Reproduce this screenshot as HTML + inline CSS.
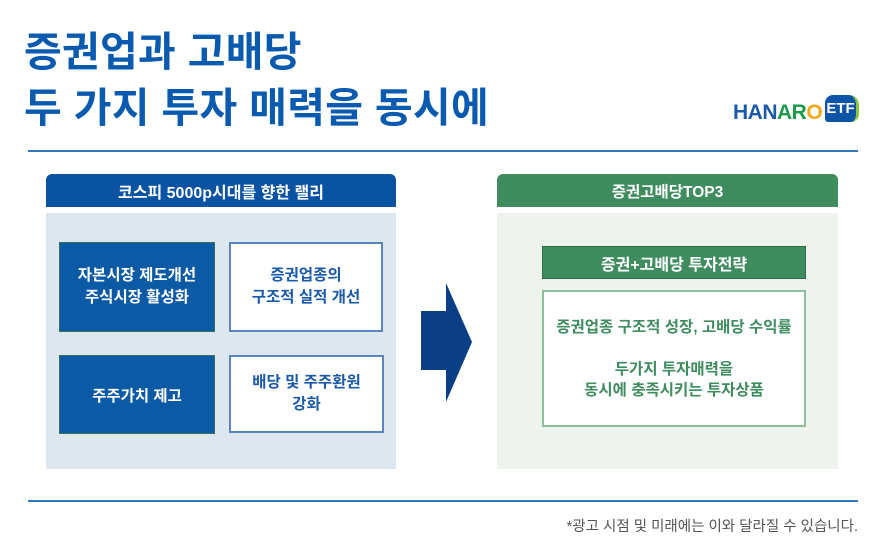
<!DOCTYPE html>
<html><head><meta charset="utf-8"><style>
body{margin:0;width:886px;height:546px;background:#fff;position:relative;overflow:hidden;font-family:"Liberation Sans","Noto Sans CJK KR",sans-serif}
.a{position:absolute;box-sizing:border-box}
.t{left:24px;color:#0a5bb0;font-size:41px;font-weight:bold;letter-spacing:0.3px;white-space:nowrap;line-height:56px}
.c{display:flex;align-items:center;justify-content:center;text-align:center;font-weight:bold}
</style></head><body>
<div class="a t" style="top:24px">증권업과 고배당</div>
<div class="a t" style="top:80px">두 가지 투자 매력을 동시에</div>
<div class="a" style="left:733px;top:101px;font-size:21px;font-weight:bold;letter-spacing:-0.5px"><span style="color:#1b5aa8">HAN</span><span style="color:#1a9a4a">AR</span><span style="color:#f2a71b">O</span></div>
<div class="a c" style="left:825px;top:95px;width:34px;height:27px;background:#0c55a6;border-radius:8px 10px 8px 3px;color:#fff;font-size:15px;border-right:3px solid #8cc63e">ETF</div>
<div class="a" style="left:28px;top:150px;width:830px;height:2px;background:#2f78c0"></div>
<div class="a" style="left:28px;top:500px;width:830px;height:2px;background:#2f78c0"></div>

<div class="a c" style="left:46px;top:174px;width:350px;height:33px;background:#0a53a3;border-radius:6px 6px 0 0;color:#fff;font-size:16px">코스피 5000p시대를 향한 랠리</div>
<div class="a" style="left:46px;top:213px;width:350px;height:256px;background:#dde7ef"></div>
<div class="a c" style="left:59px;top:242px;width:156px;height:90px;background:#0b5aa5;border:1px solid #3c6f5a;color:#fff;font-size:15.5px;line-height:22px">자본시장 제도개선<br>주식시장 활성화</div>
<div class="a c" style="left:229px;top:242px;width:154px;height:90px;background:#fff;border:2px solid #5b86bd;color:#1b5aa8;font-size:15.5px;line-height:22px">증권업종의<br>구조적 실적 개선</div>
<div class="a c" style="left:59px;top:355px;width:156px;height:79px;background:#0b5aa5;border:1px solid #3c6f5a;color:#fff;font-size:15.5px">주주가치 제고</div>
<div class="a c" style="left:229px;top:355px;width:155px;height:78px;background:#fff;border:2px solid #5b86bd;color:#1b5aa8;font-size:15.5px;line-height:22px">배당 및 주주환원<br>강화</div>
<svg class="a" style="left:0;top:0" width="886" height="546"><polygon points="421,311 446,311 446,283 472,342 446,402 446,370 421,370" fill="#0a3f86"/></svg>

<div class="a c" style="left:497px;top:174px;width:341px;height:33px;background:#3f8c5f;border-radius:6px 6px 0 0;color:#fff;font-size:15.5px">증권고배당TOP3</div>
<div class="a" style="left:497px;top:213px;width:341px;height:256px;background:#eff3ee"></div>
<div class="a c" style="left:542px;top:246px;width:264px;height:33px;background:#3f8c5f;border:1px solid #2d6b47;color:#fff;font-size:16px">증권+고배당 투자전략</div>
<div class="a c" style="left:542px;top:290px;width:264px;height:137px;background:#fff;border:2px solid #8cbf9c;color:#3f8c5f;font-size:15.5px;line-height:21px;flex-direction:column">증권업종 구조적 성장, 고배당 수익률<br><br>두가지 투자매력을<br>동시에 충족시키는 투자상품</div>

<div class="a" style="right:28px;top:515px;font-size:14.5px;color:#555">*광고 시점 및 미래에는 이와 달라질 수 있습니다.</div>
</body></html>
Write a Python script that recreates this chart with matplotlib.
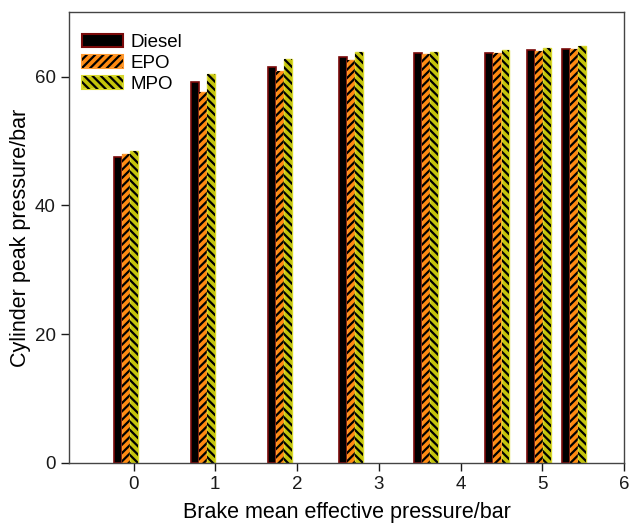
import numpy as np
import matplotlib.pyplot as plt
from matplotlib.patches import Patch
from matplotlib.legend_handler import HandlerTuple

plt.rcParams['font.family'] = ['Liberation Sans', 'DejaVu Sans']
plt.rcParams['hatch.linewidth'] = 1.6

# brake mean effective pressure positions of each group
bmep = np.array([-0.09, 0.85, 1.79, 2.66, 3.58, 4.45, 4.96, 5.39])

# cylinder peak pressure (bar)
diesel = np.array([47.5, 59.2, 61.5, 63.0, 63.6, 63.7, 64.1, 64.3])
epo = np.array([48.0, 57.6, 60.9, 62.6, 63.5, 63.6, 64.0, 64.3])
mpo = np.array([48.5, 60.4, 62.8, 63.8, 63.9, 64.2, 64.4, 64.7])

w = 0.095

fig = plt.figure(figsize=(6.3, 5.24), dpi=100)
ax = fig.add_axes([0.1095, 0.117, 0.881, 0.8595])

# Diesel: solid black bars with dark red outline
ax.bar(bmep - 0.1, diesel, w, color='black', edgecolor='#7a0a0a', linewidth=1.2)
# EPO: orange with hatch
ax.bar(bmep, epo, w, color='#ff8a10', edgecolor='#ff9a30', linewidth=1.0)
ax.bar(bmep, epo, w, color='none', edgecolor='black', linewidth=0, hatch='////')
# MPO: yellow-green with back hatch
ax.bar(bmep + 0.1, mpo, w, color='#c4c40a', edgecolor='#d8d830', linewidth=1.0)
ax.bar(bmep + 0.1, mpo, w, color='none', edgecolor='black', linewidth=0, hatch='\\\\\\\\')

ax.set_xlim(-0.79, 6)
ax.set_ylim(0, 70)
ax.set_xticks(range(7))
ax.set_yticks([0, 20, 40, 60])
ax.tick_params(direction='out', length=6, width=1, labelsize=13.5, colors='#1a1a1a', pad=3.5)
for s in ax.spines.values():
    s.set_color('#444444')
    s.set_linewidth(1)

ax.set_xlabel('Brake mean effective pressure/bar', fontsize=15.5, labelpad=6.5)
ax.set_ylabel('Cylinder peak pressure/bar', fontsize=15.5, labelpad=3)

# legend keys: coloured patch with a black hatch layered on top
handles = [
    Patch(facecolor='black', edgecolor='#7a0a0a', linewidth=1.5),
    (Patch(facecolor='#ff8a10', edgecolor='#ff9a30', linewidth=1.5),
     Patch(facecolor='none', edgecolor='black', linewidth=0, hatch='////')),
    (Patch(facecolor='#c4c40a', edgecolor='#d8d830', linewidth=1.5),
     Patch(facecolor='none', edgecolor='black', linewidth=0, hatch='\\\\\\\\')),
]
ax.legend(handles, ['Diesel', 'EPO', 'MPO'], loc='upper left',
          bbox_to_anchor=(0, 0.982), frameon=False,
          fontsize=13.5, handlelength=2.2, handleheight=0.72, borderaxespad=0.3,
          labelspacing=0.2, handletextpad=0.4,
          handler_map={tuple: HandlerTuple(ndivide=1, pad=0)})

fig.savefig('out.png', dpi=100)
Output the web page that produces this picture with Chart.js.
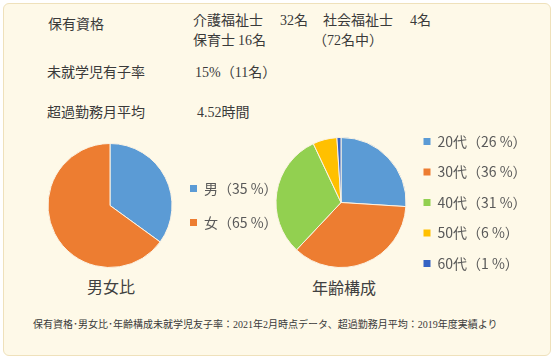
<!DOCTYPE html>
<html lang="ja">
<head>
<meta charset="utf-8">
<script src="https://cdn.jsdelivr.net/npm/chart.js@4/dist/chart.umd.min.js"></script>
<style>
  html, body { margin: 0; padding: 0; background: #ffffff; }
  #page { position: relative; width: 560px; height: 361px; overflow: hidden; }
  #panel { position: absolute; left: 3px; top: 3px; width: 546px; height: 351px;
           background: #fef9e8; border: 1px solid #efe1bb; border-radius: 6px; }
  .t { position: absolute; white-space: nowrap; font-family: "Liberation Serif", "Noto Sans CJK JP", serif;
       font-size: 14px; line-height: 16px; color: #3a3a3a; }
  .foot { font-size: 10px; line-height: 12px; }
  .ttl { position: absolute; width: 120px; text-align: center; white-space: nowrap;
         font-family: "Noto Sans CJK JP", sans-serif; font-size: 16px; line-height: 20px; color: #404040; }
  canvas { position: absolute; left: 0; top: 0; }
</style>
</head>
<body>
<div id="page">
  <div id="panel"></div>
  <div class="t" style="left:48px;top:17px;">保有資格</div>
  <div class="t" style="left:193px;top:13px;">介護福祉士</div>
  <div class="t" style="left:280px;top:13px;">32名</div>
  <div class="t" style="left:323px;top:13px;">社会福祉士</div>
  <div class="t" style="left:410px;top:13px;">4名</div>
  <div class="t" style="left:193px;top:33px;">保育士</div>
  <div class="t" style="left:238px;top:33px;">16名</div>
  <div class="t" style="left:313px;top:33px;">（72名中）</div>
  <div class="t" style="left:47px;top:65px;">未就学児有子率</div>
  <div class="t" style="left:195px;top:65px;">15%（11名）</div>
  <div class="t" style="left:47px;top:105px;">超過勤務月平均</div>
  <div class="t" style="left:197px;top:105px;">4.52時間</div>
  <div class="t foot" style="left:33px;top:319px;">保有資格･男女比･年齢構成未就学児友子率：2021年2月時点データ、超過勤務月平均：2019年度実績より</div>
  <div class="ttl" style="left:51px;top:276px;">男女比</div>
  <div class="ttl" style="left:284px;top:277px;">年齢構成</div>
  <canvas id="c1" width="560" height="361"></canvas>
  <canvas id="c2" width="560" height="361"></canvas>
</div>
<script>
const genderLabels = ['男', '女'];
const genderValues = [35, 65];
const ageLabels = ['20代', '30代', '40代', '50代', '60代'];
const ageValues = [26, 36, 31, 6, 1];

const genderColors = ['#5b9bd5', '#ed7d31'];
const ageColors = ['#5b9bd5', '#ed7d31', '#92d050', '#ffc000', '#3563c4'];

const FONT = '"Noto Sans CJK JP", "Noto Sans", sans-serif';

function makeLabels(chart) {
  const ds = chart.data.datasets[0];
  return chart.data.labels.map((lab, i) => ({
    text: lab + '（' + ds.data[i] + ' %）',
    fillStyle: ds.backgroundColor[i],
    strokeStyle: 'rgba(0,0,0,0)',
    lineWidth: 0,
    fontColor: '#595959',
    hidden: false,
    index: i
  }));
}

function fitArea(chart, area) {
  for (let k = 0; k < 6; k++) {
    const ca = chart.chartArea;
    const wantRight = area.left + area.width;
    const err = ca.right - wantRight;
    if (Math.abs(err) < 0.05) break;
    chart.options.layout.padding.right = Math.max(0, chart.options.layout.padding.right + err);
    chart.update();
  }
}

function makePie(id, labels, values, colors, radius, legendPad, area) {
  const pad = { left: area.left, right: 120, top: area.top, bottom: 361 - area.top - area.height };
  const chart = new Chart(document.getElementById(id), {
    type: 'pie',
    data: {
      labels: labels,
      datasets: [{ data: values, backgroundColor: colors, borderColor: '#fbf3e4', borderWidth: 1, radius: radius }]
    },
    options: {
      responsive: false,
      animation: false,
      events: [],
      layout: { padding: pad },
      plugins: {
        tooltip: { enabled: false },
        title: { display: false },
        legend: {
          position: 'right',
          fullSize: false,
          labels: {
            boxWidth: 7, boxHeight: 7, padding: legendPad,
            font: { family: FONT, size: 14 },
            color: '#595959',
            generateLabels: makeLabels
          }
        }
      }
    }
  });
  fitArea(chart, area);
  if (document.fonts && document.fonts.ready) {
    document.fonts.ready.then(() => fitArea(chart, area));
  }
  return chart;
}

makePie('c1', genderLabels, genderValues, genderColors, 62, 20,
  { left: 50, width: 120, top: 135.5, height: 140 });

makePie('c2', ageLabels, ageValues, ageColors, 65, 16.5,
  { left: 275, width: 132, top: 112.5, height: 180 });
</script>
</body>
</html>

————————

### WRITTEN PROBLEM
Pick out all lines from the data above in which the word "this" appears.

### ANSWER TO THE PROBLEM
Reproduce this screenshot as HTML + inline CSS.
Write a Python script that recreates this chart with matplotlib.
Output the web page that produces this picture with Chart.js.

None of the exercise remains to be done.